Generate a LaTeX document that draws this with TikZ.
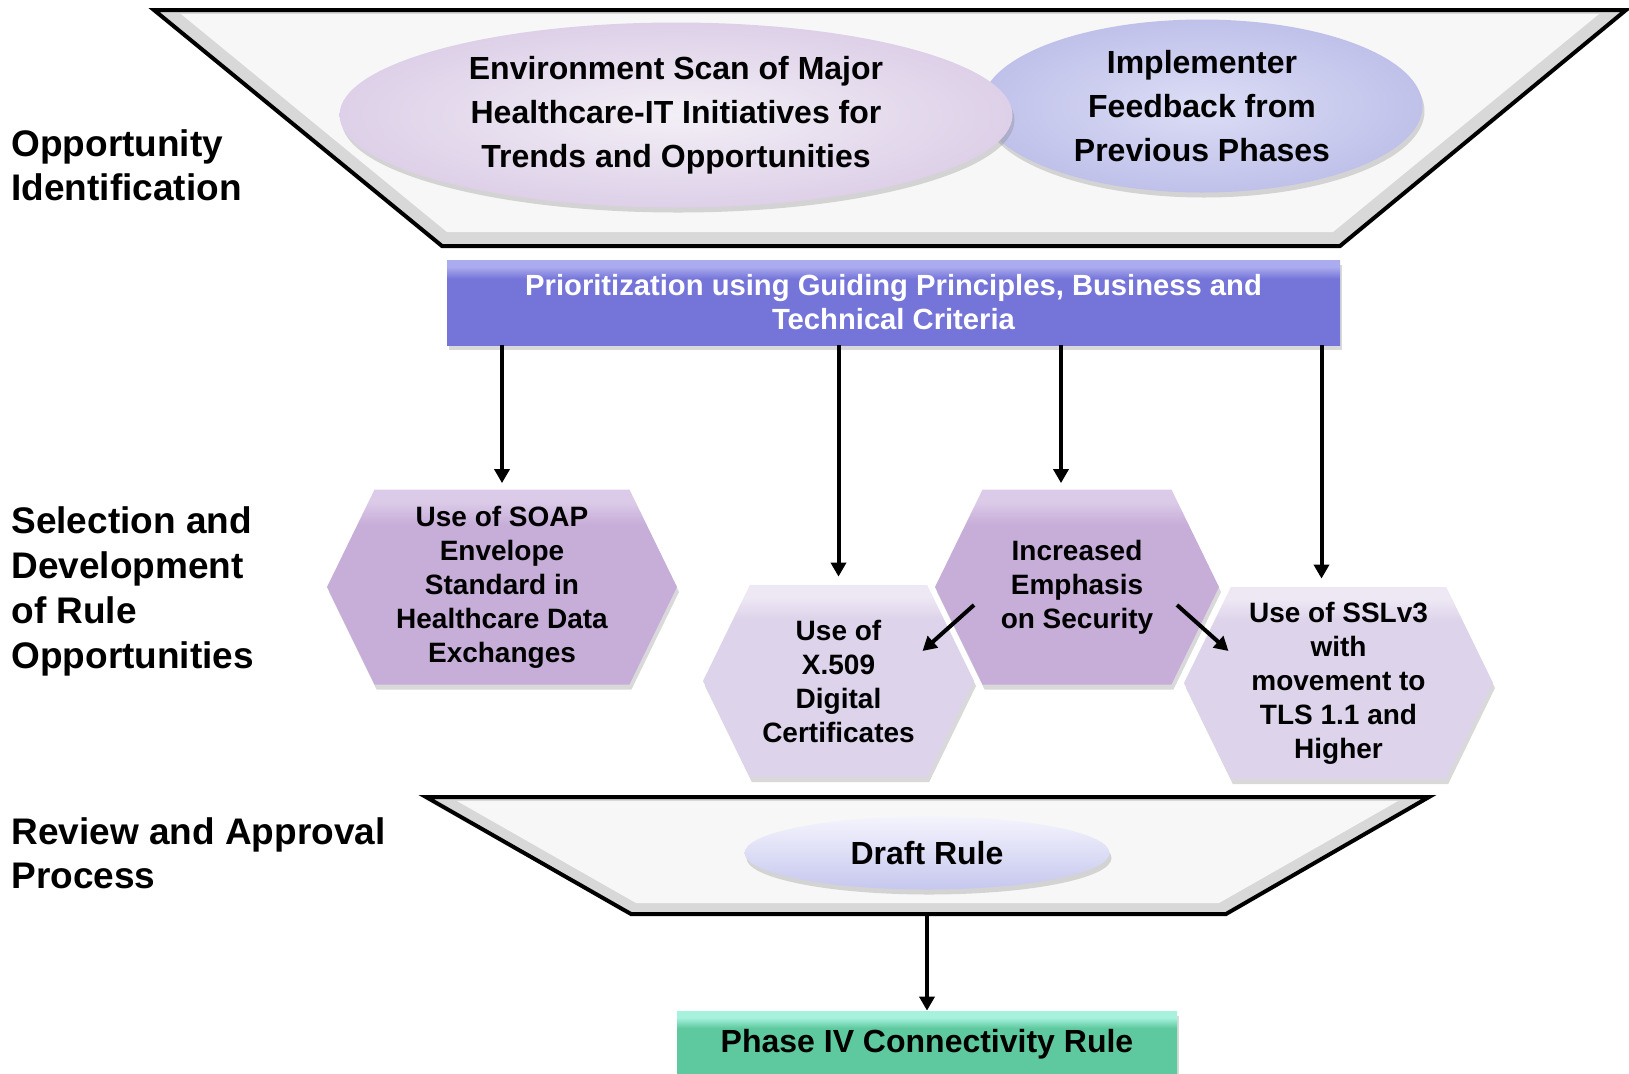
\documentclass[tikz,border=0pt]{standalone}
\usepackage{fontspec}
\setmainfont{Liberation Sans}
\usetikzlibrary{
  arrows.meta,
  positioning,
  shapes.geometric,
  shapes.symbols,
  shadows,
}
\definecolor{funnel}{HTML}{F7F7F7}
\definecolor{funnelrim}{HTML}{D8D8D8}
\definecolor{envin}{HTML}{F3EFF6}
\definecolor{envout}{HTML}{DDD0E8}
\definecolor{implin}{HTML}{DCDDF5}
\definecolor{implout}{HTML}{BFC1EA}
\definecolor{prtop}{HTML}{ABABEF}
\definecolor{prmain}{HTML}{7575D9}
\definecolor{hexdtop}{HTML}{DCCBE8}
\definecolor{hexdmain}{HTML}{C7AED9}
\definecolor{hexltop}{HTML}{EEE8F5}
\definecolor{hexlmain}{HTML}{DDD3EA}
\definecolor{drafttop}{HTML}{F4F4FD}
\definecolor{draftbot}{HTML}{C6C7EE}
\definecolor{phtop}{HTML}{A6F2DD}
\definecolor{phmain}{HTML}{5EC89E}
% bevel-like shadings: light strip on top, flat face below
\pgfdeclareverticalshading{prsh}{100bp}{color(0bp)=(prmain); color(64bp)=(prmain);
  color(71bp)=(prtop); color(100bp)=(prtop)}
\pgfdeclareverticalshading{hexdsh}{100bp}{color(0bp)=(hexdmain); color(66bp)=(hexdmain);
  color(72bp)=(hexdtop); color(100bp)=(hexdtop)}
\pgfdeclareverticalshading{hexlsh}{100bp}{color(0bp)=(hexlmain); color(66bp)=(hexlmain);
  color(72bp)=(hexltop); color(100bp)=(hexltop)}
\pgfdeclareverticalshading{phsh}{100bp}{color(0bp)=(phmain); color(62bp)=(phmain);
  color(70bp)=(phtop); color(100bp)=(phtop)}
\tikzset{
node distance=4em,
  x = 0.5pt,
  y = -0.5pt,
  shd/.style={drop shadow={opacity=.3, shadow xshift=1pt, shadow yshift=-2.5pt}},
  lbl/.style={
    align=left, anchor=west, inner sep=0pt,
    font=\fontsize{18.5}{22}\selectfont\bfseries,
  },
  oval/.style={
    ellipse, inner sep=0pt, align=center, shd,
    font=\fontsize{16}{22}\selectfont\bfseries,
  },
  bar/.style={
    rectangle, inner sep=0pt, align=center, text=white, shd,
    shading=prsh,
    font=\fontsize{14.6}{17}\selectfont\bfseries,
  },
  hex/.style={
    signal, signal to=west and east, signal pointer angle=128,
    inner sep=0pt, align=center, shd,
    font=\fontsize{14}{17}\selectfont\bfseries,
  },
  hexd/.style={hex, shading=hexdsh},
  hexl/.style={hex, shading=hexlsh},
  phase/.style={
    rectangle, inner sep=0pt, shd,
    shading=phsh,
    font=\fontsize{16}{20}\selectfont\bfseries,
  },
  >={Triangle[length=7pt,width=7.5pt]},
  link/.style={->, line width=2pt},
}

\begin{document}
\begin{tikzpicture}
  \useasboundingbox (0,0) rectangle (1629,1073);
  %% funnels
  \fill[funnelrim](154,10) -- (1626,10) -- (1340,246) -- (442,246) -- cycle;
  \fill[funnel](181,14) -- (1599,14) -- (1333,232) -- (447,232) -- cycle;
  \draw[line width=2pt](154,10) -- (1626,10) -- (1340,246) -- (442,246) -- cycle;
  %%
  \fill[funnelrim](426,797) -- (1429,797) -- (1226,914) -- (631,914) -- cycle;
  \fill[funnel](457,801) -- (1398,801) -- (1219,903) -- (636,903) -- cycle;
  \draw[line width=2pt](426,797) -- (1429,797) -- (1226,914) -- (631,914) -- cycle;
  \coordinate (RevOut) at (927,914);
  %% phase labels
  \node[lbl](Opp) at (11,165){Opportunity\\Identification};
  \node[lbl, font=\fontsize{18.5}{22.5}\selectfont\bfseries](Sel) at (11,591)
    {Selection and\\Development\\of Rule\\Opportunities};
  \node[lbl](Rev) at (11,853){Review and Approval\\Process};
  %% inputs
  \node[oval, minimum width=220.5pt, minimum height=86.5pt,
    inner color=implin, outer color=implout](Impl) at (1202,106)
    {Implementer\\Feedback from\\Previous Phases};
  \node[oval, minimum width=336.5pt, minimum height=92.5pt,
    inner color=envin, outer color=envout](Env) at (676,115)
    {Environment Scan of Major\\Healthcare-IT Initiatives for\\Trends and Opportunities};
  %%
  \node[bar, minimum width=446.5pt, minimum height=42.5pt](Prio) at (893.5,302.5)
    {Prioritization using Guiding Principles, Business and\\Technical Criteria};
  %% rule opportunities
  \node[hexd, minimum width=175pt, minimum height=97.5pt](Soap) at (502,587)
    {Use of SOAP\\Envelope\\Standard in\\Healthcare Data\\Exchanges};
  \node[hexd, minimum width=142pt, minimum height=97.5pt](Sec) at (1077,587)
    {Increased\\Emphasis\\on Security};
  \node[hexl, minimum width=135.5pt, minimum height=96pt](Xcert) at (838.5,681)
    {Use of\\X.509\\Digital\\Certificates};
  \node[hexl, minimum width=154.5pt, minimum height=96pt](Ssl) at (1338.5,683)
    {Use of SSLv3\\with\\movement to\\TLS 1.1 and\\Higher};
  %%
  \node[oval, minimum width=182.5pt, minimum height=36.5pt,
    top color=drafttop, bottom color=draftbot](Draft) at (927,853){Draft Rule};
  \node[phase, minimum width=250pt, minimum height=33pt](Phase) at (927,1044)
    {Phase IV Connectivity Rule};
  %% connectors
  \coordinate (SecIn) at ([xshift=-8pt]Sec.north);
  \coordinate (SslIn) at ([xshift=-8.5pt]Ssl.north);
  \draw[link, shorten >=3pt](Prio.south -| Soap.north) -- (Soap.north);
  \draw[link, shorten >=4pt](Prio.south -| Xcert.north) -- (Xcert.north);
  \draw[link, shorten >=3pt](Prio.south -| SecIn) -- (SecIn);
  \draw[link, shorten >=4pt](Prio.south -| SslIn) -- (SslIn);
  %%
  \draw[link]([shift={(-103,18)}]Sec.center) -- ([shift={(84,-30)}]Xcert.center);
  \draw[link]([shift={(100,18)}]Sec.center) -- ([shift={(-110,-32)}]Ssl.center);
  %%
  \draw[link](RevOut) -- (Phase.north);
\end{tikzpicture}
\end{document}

GIVEN PROBLEM:
Count the lines of the material that include the word "with", then report only the total.

OUTPUT:
2